What the exercise asks:
Find the lines holding "standalone" and copy them.

Records shown:
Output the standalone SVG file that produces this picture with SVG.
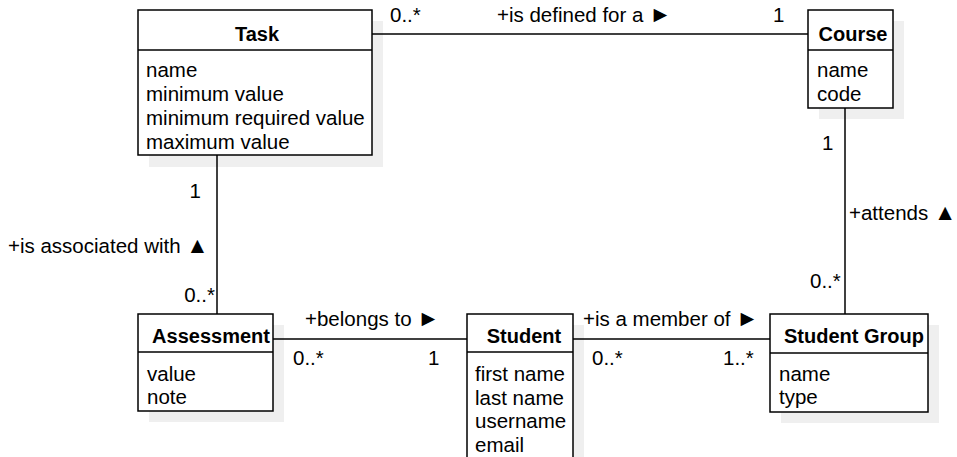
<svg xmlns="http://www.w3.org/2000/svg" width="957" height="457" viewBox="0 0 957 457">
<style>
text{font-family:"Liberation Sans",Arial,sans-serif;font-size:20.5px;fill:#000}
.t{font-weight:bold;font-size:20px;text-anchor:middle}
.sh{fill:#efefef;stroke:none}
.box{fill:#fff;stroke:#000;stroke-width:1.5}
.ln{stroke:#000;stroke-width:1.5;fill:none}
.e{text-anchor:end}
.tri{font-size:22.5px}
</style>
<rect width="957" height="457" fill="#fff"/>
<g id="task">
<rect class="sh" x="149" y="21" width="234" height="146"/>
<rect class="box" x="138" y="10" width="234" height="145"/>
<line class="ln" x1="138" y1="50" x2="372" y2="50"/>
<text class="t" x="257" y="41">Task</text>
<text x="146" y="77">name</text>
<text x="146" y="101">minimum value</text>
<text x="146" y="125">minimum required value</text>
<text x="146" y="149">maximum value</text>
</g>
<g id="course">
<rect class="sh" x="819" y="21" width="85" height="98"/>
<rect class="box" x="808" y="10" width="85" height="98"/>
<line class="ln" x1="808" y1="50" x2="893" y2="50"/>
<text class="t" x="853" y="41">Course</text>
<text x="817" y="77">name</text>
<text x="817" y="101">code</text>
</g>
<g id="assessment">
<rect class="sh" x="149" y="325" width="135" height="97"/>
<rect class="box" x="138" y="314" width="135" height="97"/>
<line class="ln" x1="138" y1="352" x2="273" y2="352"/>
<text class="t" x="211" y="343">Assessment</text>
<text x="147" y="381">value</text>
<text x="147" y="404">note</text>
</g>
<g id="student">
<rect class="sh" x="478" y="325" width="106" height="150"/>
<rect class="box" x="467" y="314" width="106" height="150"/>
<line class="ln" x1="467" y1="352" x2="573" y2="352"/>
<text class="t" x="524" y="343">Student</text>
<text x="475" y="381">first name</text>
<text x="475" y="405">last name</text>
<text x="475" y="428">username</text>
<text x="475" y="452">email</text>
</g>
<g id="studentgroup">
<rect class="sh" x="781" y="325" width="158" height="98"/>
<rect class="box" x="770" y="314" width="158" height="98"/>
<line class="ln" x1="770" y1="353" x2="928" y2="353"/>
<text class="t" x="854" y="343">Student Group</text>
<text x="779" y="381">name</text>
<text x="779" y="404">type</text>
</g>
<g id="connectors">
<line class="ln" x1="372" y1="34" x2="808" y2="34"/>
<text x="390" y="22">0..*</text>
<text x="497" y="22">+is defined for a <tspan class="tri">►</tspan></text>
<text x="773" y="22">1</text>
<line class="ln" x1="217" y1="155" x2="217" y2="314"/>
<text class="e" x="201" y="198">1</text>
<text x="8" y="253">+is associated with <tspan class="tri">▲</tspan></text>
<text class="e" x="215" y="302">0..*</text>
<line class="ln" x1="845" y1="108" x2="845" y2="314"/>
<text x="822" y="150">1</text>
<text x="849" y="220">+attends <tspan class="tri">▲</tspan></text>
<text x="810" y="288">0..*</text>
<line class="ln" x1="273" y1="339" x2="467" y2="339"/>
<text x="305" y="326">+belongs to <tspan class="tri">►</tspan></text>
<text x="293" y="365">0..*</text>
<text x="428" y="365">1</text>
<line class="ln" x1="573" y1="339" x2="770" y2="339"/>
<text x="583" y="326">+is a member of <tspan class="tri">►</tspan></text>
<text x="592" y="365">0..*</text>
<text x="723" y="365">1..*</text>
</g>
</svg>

---

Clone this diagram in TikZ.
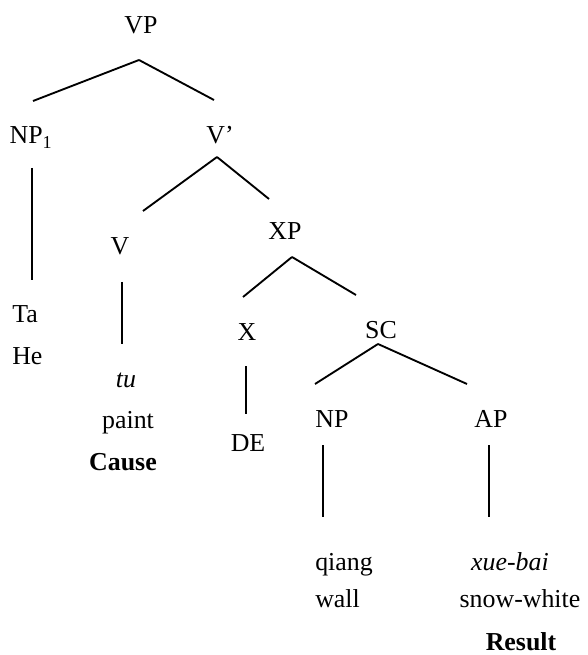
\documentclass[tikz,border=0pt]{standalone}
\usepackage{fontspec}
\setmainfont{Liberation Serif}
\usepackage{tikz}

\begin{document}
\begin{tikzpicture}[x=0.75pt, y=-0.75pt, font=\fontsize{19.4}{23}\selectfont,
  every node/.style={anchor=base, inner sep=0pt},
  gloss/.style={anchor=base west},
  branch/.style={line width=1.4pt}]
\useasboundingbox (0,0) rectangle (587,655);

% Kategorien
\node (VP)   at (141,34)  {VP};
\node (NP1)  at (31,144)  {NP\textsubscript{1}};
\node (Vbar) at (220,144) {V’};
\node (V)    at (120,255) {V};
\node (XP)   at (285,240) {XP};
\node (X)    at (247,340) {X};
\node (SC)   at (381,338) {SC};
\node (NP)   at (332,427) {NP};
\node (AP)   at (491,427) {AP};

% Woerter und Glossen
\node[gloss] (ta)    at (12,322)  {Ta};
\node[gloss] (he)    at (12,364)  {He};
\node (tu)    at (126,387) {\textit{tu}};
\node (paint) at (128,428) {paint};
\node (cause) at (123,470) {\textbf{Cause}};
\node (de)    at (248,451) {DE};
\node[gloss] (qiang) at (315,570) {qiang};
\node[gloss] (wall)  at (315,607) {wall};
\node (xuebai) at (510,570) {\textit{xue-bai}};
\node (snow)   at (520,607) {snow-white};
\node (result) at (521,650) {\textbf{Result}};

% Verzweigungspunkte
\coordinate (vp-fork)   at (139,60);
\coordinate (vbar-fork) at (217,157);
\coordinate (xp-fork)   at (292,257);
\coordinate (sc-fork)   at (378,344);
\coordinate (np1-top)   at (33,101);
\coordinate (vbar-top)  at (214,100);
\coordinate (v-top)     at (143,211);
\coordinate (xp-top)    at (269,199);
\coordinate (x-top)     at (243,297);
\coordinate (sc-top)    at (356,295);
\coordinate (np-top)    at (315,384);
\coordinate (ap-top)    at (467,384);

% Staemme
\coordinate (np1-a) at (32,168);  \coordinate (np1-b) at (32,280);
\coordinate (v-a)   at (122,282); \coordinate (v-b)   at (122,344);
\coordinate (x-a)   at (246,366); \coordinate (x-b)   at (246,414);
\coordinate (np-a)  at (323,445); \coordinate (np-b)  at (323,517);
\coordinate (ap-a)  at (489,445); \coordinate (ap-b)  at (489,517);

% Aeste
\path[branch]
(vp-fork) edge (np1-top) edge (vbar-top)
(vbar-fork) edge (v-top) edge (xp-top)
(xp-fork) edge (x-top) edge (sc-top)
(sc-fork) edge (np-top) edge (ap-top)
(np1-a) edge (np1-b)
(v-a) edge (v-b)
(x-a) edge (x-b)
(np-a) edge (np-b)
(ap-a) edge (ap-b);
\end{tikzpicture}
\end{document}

Full answer:
Output the standalone SVG file that produces this picture with SVG.
\documentclass[tikz,border=0pt]{standalone}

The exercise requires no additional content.